------ RECORDS FOR THE EXERCISE ------

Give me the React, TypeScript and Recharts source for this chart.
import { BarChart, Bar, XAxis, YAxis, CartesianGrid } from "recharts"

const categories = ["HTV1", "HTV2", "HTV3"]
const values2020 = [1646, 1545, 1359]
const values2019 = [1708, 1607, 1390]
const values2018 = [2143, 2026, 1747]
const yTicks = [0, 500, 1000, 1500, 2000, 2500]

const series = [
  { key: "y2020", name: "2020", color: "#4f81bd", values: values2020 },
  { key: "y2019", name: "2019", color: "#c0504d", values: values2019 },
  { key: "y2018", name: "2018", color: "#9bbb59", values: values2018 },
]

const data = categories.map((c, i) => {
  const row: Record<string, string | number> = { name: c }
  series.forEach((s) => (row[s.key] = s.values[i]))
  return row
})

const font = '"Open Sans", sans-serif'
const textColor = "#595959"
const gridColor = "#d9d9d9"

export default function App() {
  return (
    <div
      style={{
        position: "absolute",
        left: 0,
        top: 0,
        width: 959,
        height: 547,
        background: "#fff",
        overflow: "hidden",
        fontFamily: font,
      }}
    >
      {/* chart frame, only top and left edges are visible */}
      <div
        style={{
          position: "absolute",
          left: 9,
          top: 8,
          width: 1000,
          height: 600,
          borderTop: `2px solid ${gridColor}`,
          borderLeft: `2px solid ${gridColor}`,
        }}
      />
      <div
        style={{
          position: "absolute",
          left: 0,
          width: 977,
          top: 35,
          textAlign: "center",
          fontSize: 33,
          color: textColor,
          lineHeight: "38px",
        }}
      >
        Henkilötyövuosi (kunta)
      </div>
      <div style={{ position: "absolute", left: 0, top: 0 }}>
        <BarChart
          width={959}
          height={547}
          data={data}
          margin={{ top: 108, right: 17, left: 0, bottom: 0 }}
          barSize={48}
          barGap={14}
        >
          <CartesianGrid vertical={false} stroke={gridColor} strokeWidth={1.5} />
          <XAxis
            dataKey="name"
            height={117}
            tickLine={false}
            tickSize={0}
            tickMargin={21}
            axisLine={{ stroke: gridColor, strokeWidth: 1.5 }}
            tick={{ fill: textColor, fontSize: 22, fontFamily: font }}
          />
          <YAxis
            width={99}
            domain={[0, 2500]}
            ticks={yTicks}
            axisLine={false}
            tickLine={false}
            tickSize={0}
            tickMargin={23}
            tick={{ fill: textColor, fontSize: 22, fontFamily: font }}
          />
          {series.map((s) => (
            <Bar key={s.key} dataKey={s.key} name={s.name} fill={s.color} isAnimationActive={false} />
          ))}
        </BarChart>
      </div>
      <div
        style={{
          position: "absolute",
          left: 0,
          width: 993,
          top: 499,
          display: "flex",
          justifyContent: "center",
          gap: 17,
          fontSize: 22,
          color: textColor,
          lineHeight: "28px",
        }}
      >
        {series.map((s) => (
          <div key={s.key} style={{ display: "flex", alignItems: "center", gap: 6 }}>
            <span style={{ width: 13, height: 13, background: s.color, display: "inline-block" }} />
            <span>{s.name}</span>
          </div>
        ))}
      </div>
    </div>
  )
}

------
------ RECORDS FOR THE EXERCISE ------

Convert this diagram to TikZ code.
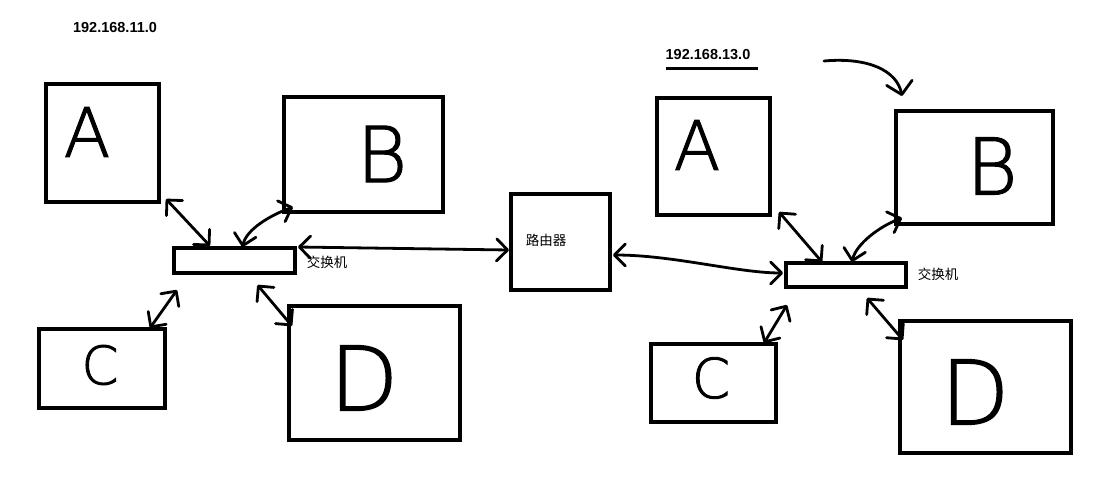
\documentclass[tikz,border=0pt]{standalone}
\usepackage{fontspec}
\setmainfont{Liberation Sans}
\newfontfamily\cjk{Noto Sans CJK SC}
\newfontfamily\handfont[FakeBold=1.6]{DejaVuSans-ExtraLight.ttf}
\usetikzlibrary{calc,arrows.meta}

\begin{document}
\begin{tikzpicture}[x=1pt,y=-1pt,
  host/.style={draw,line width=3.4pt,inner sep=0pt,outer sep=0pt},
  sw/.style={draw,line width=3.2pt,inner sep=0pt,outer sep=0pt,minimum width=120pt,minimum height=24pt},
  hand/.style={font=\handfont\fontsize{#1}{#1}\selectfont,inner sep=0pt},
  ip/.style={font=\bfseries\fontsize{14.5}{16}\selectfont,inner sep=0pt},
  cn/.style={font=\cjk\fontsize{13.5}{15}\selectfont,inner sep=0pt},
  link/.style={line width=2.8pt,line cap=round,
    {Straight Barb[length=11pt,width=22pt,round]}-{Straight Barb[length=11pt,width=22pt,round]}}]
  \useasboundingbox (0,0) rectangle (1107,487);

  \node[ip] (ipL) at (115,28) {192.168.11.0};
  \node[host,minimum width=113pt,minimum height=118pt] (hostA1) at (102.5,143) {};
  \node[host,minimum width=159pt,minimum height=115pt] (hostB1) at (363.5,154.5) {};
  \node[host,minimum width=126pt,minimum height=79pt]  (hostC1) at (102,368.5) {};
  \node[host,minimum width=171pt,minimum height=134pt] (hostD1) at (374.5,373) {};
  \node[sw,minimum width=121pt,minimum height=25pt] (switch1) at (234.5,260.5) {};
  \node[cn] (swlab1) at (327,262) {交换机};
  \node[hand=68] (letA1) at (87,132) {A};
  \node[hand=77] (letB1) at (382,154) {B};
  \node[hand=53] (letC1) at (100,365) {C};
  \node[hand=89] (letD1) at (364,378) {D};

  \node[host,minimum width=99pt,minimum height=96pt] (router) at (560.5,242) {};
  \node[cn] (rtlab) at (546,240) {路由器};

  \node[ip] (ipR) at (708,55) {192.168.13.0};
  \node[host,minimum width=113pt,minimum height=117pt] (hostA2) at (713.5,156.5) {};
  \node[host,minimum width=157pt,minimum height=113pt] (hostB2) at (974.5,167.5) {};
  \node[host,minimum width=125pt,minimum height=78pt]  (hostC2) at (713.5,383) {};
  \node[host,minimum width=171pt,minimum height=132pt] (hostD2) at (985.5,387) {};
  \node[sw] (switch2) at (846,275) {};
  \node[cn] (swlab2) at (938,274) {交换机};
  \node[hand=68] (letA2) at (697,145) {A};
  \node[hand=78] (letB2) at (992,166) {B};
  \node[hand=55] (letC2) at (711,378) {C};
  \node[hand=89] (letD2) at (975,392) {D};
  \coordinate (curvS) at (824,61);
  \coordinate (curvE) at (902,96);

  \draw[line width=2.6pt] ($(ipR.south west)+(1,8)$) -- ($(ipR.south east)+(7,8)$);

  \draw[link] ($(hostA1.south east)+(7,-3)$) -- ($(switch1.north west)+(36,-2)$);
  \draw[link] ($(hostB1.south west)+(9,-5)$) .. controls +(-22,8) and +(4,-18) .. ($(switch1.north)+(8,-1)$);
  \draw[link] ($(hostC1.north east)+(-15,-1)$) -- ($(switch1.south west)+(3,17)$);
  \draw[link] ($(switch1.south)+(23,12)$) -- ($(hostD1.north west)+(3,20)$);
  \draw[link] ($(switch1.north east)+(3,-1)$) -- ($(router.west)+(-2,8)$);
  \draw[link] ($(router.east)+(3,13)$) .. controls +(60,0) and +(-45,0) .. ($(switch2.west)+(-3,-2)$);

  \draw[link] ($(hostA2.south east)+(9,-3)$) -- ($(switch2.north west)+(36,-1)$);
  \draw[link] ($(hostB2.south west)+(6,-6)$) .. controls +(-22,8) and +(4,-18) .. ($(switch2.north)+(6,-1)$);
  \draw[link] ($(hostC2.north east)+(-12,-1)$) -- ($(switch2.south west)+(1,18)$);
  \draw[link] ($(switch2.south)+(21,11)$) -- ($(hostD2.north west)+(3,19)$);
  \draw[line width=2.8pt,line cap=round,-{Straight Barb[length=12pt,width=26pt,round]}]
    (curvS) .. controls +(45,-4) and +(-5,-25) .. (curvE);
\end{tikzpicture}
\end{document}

------

> YOUR OBJECTIVE
Give again, word for word, every line of the listing above from the one with "Give me the" to the one with "const yTicks = [0, 500, 1000, 1500, 2000, 2500]", both inclusive, and nothing beyond them.

> FULL ANSWER
Give me the React, TypeScript and Recharts source for this chart.
import { BarChart, Bar, XAxis, YAxis, CartesianGrid } from "recharts"

const categories = ["HTV1", "HTV2", "HTV3"]
const values2020 = [1646, 1545, 1359]
const values2019 = [1708, 1607, 1390]
const values2018 = [2143, 2026, 1747]
const yTicks = [0, 500, 1000, 1500, 2000, 2500]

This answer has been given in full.